No simple fix for power outages as state tackles grid reliability

Aug 22 - The Baltimore Sun, Maryland


Gov. Martin O'Malley's administration launched an effort Tuesday to limit the extended power outages that have troubled Marylanders in recent months, but industry experts warned that any solution could require significant costs and trade-offs.

Montgomery County Councilman Roger Berliner said it was an outrage that reliability in Maryland doesn't match that of some countries, where a year's worth of outages are measured in a matter of minutes. "Power outages have become the No. 1 threat to our quality of life," said Berliner, a member of a new gubernatorial task force on electricity reliability.

The group, which held its first meeting Tuesday, was formed after the lengthy storm-related power interruptions in recent years, punctuated by a deadly derecho June 29. The group includes representatives from state agencies, local governments and energy industry groups.

Some members said solving the problem could mean making expensive investments in infrastructure, and could come at the same time "smart" meters and appliances and electric cars place new conditions and demands on the grid.

"Right now we have sort of a one-size-fits-all approach that's supposed to be very high reliability for all customers, and the costs of the reliability and the outages being avoided is all impossible to discern," said John Jimison, managing director of the Energy Future Coalition, a nonpartisan Washington think tank. "That doesn't make economic sense."

The roundtable will explore issues including burial of power lines, investment in the grid, and utility line crew staffing, all of which received significant attention after the derecho.

The derecho knocked out power to more than 1 million Maryland households. In the Baltimore area, the outages lasted an average of 38 hours, according to Baltimore Gas and Electric Co. Three people died in Maryland during the storm, and 21 people died of heat-related illnesses over the following nine days.

The meeting was the first of nine that will take place over the next month -- lightning speed for Annapolis. It is expected to present recommendations for changes in policy or regulation to improve electric grid reliability by Sept. 24.

But to start, officials acknowledged that solving the problem requires defining the desired result. Rajnish Barua, executive director of the National Regulatory Research Institute, called reliability "an engineering calculation of a socially acceptable standard."

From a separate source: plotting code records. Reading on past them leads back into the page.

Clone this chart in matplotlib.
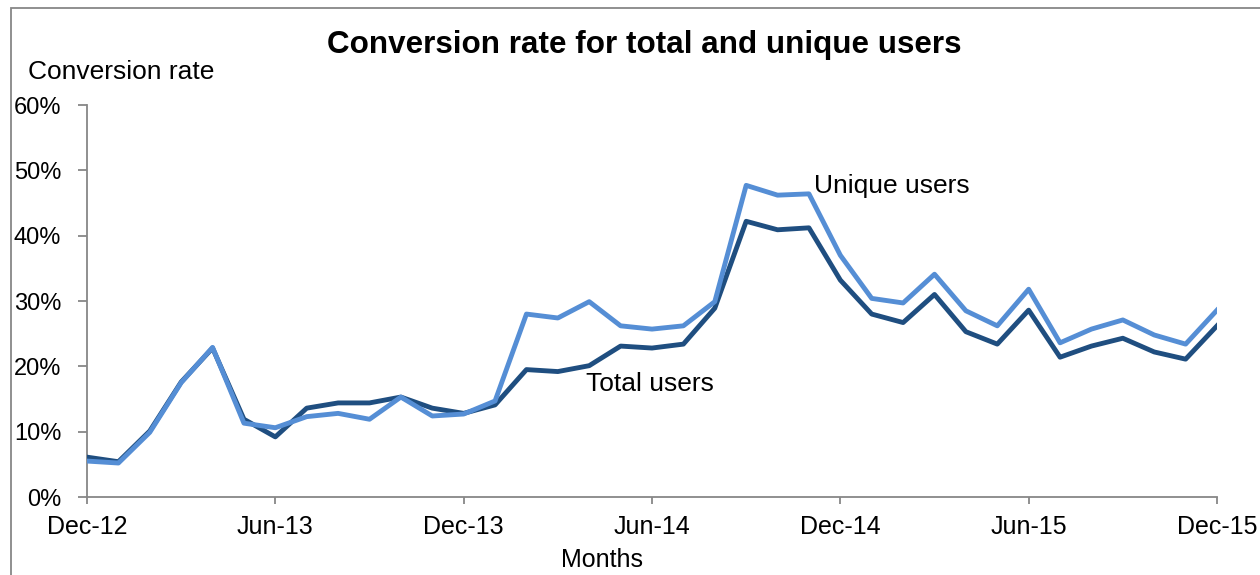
import matplotlib
matplotlib.use("Agg")
import matplotlib.pyplot as plt
from matplotlib.patches import Rectangle
from matplotlib.ticker import FuncFormatter

plt.rcParams['font.family'] = ['Liberation Sans', 'DejaVu Sans']

# Monthly conversion rates, Dec-12 .. Dec-15 (in %)
months = ["Dec-12", "Jan-13", "Feb-13", "Mar-13", "Apr-13", "May-13", "Jun-13",
          "Jul-13", "Aug-13", "Sep-13", "Oct-13", "Nov-13", "Dec-13",
          "Jan-14", "Feb-14", "Mar-14", "Apr-14", "May-14", "Jun-14",
          "Jul-14", "Aug-14", "Sep-14", "Oct-14", "Nov-14", "Dec-14",
          "Jan-15", "Feb-15", "Mar-15", "Apr-15", "May-15", "Jun-15",
          "Jul-15", "Aug-15", "Sep-15", "Oct-15", "Nov-15", "Dec-15"]

total_users = [6.1, 5.4, 10.1, 17.6, 22.8, 11.9, 9.2, 13.6, 14.4, 14.4, 15.3, 13.6, 12.8,
               14.1, 19.5, 19.2, 20.1, 23.1, 22.8, 23.4, 28.9, 42.2, 40.9, 41.2, 33.2,
               28.0, 26.7, 31.0, 25.3, 23.4, 28.6, 21.4, 23.1, 24.3, 22.2, 21.1, 26.2]

unique_users = [5.5, 5.2, 9.9, 17.5, 22.9, 11.3, 10.6, 12.3, 12.8, 11.9, 15.3, 12.4, 12.7,
                14.7, 28.0, 27.4, 29.9, 26.2, 25.7, 26.2, 29.9, 47.7, 46.2, 46.4, 37.0,
                30.4, 29.7, 34.1, 28.5, 26.2, 31.8, 23.6, 25.7, 27.1, 24.8, 23.4, 28.6]

tick_labels = ["Dec-12", "Jun-13", "Dec-13", "Jun-14", "Dec-14", "Jun-15", "Dec-15"]
y_ticks = [0, 10, 20, 30, 40, 50, 60]

dark_blue = "#1F4E80"
light_blue = "#558ED5"
axis_grey = "#878787"

fig = plt.figure(figsize=(12.6, 5.75), dpi=100)
ax = fig.add_axes([87 / 1260, 1 - 497 / 575, (1217 - 87) / 1260, (497 - 105) / 575])

x = list(range(len(months)))
ax.plot(x, total_users, color=dark_blue, lw=3.5, solid_joinstyle='round', zorder=3)
ax.plot(x, unique_users, color=light_blue, lw=3.5, solid_joinstyle='round', zorder=4)

ax.set_xlim(0, len(months) - 1)
ax.set_ylim(0, 60)
ax.set_xticks([months.index(m) for m in tick_labels])
ax.set_xticklabels(tick_labels)
ax.set_yticks(y_ticks)
ax.yaxis.set_major_formatter(FuncFormatter(lambda v, _: f"{v:.0f}%"))

for side in ("top", "right"):
    ax.spines[side].set_visible(False)
for side in ("left", "bottom"):
    ax.spines[side].set_color(axis_grey)
    ax.spines[side].set_linewidth(1.3)

ax.tick_params(axis='x', direction='out', length=5, width=1.3, color=axis_grey,
               labelsize=18, pad=8, labelcolor='black')
ax.tick_params(axis='y', direction='out', length=6.5, width=1.3, color=axis_grey,
               labelsize=17, pad=12, labelcolor='black')

ax.set_xlabel("Months", fontsize=18, labelpad=6.5)
ax.xaxis.label.set_x(0.456)

fig.text(644 / 1260, 1 - 45 / 575, "Conversion rate for total and unique users",
         ha='center', va='center', fontsize=22.6, fontweight='bold')
fig.text(28 / 1260, 1 - 72 / 575, "Conversion rate", ha='left', va='center', fontsize=19)

ax.text(23.15, 47.6, "Unique users", ha='left', va='center', fontsize=19)
ax.text(15.9, 17.3, "Total users", ha='left', va='center', fontsize=19)

# Outer frame around the chart area
fig.patches.append(Rectangle((11 / 1260, -0.1), 1.2, 1.1 - 8 / 575,
                             transform=fig.transFigure, fill=False,
                             edgecolor=axis_grey, lw=1.3, clip_on=False))

fig.savefig("out.png", dpi=100)
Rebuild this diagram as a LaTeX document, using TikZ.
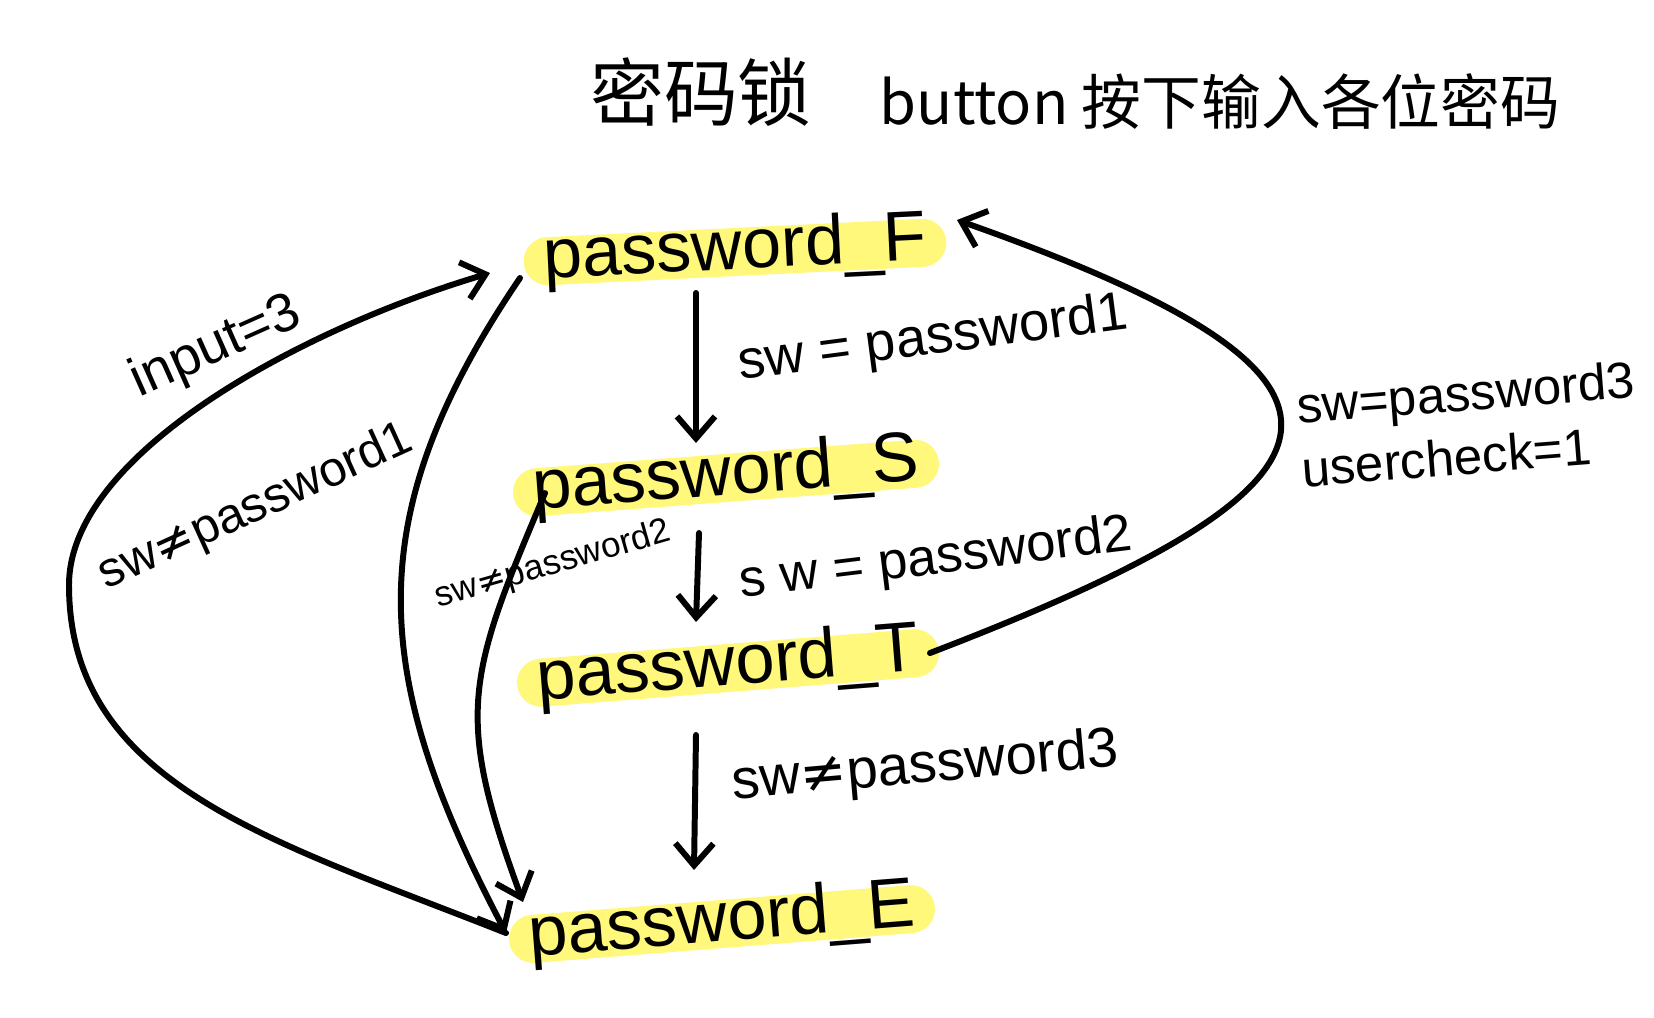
\documentclass[tikz,border=0pt]{standalone}
\usepackage{fontspec}
\setmainfont{Liberation Sans}
\newfontfamily\cjk{Noto Sans CJK SC}
\newfontfamily\dv{DejaVu Sans}
\usetikzlibrary{arrows.meta,calc}
\definecolor{hl}{RGB}{255,248,122}
\newcommand{\neqsym}{{\dv ≠}}
\begin{document}
\begin{tikzpicture}[x=0.01cm,y=-0.01cm,
  statebox/.style={fill=hl, rounded corners=0.24cm, minimum width=4.2cm, inner xsep=0.2cm, inner ysep=0.07cm, text height=0.34cm, text depth=0cm, font=\fontsize{20}{24}\selectfont},
  lbl/.style={inner sep=0pt, font=\fontsize{15.5}{18}\selectfont},
  edge/.style={line width=1.7pt, line cap=round, -{Straight Barb[length=0.22cm,width=0.38cm,line width=1.7pt]}}
]
\useasboundingbox (0,0) rectangle (1654,1017);
\fill[white] (0,0) rectangle (1654,1017);

% titles
\node[font=\cjk\fontsize{21}{24}\selectfont] (title) at (701,92) {密码锁};
\node[font=\cjk\fontsize{17}{22}\selectfont] (sub) at (1220,102) {button 按下输入各位密码};

% states
\node[statebox, rotate=2.8] (F) at (735,252) {password\_F};
\node[statebox, rotate=4.3] (S) at (726,478) {password\_S};
\node[statebox, rotate=4.5] (T) at (728,668) {password\_T};
\node[statebox, rotate=4.5] (E) at (722,924) {password\_E};

\coordinate (lm) at (69,585);

% connectors
\draw[edge] ($(F.center)+(-39,41)$) -- ($(S.center)+(-30,-35)$);
\draw[edge] ($(S.center)+(-27,55)$) -- ($(T.center)+(-32,-46)$);
\draw[edge] ($(T.center)+(-32,67)$) -- ($(E.center)+(-28,-54)$);
\draw[edge] ($(T.center)+(202,-15)$) .. controls +(446,-171) and +(451,159) .. ($(F.center)+(222,-32)$);
\draw[edge] ($(E.center)+(-216,9)$) .. controls +(-232,-92) and +(0,200) .. (lm)
   .. controls +(0,-130) and +(-192,57) .. ($(F.center)+(-245,21)$);
\draw[edge] ($(F.center)+(-215,26)$) .. controls +(-163,240) and +(-135,-257) .. ($(E.center)+(-216,9)$);
\draw[edge] ($(S.center)+(-181,15)$) .. controls +(-78,184) and +(-69,-188) .. ($(E.center)+(-199,-22)$);

% labels
\node[lbl, rotate=7.5] (l1) at (933,340) {sw = password1};
\node[lbl, font=\fontsize{15}{18}\selectfont, rotate=7] (l2) at (936,560) {s w = password2};
\node[lbl, font=\fontsize{16}{18}\selectfont, rotate=5] (l3) at (925,768) {sw\neqsym password3};
\node[lbl, font=\fontsize{14.5}{18}\selectfont, rotate=4.5, align=left] (l4) at (1468,424) {sw=password3\\usercheck=1};
\node[lbl, rotate=24] (l5) at (216,348) {input=3};
\node[lbl, font=\fontsize{14}{17}\selectfont, rotate=24.5] (l6) at (256,508) {sw\neqsym password1};
\node[lbl, font=\fontsize{10}{12}\selectfont, rotate=16] (l7) at (553,565) {sw\neqsym password2};
\end{tikzpicture}
\end{document}
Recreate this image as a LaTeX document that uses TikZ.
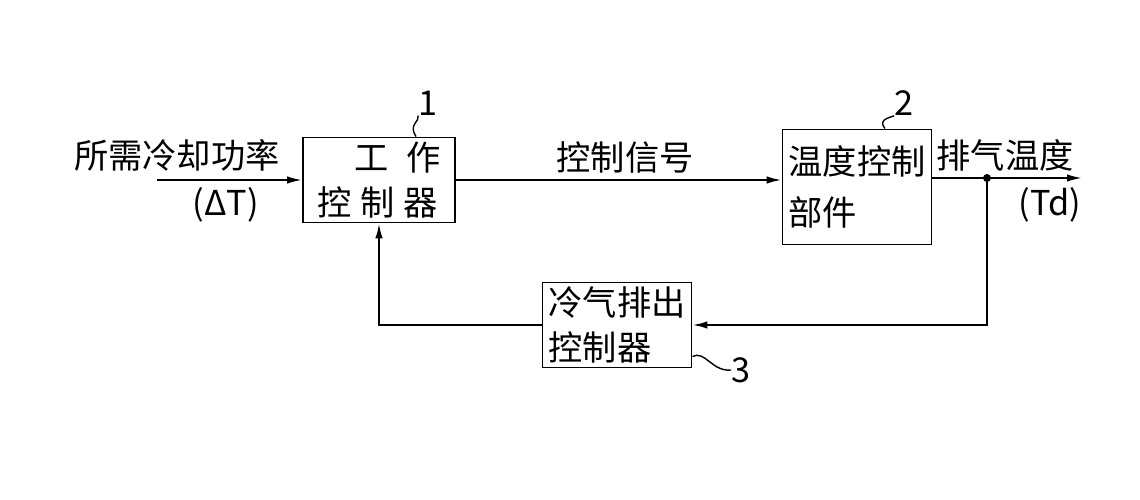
\documentclass[tikz,border=0pt]{standalone}
\usepackage{fontspec}
\setmainfont{Noto Sans CJK SC}
\usetikzlibrary{arrows.meta}

\begin{document}
\begin{tikzpicture}[x=0.02cm,y=-0.02cm,
      every node/.style = {font=\fontsize{19.5}{26}\selectfont, inner sep=0pt},
      block/.style = {draw, line width=1.1pt, align=left},
      link/.style = {draw, line width=1.1pt, -{Latex[length=3mm,width=1.5mm]}},
      tag/.style = {draw, line width=0.8pt}
   ]
   \useasboundingbox (0,0) rectangle (1140,500);

   % blocks
   \node[block, minimum width=3.04cm, minimum height=1.7cm] (ctrl) at (379,180)
      {\hspace*{0.75cm}工\hspace{0.5em}作\\ 控\hspace{0.25em}制\hspace{0.25em}器};
   \node[block, minimum width=2.98cm, minimum height=2.3cm, align=left] (temp) at (857,187)
      {温度控制\\[3pt]部件\phantom{控制}};
   \node[block, minimum width=2.98cm, minimum height=1.7cm] (vent) at (617,325)
      {冷气排出\\控制器\phantom{出}};

   % free ends
   \coordinate (in) at (157,180);
   \coordinate (tap) at (987,178);
   \coordinate (out) at (1082,178);

   % labels
   \node (need) at (177,155) {所需冷却功率};
   \node (dT) at (226,205) {(ΔT)};
   \node (sig) at (625,158) {控制信号};
   \node (exh) at (1005,155) {排气温度};
   \node (Td) at (1050,205) {(Td)};
   \node (n1) at (428,103) {1};
   \node (n2) at (904,103) {2};
   \node (n3) at (741,370) {3};

   % connectors
   \draw[link] (in) -- (ctrl.west);
   \draw[link] (ctrl.east) -- (ctrl.east -| temp.west);
   \draw[link] (temp.east |- tap) -- (out);
   \fill (tap) circle (4);
   \draw[link] (tap) |- (vent.east);
   \draw[link] (vent.west) -| (ctrl.south);

   % leaders
   \draw[tag] (ctrl.north -| 416,0) .. controls (408,124) and (420,122) .. (n1.south west);
   \draw[tag] (temp.north -| 885,0) .. controls (878,120) and (888,118) .. (n2.south west);
   \draw[tag] (vent.south east) ++(0,-12) .. controls (705,350) and (712,372) .. (n3.west);
\end{tikzpicture}
\end{document}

The Maryland Public Service Commission earlier this year established new reliability guidelines regarding downed wire response, outage duration, reception of customer phone calls and improvements made to the poorest-performing electricity feeders, commission staff counsel Leslie Romine told the group. Utilities' first reports on the guidelines will likely be filed in April, Romine said.

Until the new regulations were adopted, it was difficult to define reliability, she said.

"We never really had solid standards on what that meant," Romine said. "We had a notion of it, kind of like the old obscenity standards."

More measurement of utility performance and outage costs could help inform solutions, Jimison said. Utility critics such as state Sen. James Rosapepe, a Democrat representing Prince George's and Anne Arundel counties, have argued the hundreds of dollars of spoiled food lost in outages should be factored in when weighing the cost of burying power lines, for example.

"Reliability has value," Jimison said. "It has different values for different people."

Given the state of the economy, Berliner argued, "There has never been a better time to make an investment in our infrastructure."

But some were more measured in their evaluation of the problem.

"I'm not sure that's a realistic expectation," Maryland Energy Administration executive director Malcolm Woolf said of efforts to limit outages to virtually zero. "We certainly can make great lengths to improve our reliability, but we have to recognize the realities we have."

The panel's research is separate from an investigation the Maryland Public Service Commission is conducting. The commission routinely reviews utilities' storm responses after major events. It held a series of hearings earlier this month, collecting comments from the public, and will hold formal hearings with utility leaders in September.

Abigail Hopper, O'Malley's chief energy adviser, said the roundtable's discussions are about finding areas where recommendations can be made for further investigation or for new policies.

"We've all been through a lot," Hopper said. "Let's just start fresh and talk about what we can do to make this better."

Officials from BGE and other utilities are not members of the roundtable, but some officials with Washington-area utility Pepco were in the audience.

BGE spokesman Rob Gould said the utility "appreciates the governor's forward-looking perspective, particularly where it concerns the potential for greater investment in the state's electric infrastructure along with the associated costs and benefits."

One roundtable member emphasized that the solution shouldn't come solely from utilities. Michael Fischer, director of operations for the Maryland Emergency Management Agency, stressed a need to look at how Marylanders should be told to prepare and to take care of each other in major power outages or other emergencies.

"We're part of the solution," Fischer said. "All of us."